■ **SET EXERCISE**
Reproduce each line from the first in the data through the line that contains "ax = fig.add_axes([0.130, 0.132, 0.836, 0.848])" exactly; give nothing else.

******

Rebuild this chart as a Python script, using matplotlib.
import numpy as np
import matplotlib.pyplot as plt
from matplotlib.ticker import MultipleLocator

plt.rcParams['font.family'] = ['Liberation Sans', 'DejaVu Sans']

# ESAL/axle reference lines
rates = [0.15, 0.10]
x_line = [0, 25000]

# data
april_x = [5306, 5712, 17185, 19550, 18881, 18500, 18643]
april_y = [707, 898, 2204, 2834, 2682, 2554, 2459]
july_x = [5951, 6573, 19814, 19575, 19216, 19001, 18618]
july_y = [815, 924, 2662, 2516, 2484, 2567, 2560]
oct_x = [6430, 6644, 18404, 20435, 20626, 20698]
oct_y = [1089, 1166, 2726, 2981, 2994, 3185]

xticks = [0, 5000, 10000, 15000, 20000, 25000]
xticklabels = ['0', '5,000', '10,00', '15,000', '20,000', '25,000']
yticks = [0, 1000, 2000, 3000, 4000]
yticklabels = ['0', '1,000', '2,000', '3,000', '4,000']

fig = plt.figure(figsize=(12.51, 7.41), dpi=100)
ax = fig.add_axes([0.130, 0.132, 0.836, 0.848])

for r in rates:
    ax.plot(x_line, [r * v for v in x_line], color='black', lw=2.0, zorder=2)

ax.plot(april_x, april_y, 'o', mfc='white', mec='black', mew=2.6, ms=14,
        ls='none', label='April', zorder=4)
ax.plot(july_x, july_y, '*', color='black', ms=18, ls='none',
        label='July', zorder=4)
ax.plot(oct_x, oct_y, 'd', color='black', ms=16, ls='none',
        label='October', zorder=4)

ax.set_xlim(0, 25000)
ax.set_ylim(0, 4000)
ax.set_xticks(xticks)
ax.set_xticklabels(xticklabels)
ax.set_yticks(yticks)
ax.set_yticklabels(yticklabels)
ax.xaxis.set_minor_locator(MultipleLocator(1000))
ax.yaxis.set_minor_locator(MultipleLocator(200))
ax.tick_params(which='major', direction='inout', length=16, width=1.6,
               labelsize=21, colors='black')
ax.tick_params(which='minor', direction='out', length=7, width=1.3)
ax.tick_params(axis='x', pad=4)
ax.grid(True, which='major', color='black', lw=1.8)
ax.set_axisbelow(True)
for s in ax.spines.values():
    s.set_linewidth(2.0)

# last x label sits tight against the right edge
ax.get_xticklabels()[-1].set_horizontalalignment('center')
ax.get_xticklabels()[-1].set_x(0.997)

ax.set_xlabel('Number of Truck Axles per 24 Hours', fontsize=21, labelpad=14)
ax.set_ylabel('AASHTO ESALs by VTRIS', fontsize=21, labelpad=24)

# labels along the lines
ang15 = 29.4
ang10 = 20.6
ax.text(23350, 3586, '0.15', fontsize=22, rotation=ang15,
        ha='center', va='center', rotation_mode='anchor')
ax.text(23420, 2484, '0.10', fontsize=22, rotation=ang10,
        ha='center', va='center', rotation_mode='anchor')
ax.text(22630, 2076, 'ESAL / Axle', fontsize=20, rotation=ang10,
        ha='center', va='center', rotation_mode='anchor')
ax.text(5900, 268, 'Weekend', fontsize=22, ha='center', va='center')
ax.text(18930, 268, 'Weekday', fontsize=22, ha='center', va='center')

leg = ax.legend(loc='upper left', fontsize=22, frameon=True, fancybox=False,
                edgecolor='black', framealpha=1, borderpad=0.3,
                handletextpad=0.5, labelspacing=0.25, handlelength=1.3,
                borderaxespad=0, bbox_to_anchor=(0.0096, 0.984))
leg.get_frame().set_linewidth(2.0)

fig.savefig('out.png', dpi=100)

******

■ **ANSWER TO THE TASK**
Rebuild this chart as a Python script, using matplotlib.
import numpy as np
import matplotlib.pyplot as plt
from matplotlib.ticker import MultipleLocator

plt.rcParams['font.family'] = ['Liberation Sans', 'DejaVu Sans']

# ESAL/axle reference lines
rates = [0.15, 0.10]
x_line = [0, 25000]

# data
april_x = [5306, 5712, 17185, 19550, 18881, 18500, 18643]
april_y = [707, 898, 2204, 2834, 2682, 2554, 2459]
july_x = [5951, 6573, 19814, 19575, 19216, 19001, 18618]
july_y = [815, 924, 2662, 2516, 2484, 2567, 2560]
oct_x = [6430, 6644, 18404, 20435, 20626, 20698]
oct_y = [1089, 1166, 2726, 2981, 2994, 3185]

xticks = [0, 5000, 10000, 15000, 20000, 25000]
xticklabels = ['0', '5,000', '10,00', '15,000', '20,000', '25,000']
yticks = [0, 1000, 2000, 3000, 4000]
yticklabels = ['0', '1,000', '2,000', '3,000', '4,000']

fig = plt.figure(figsize=(12.51, 7.41), dpi=100)
ax = fig.add_axes([0.130, 0.132, 0.836, 0.848])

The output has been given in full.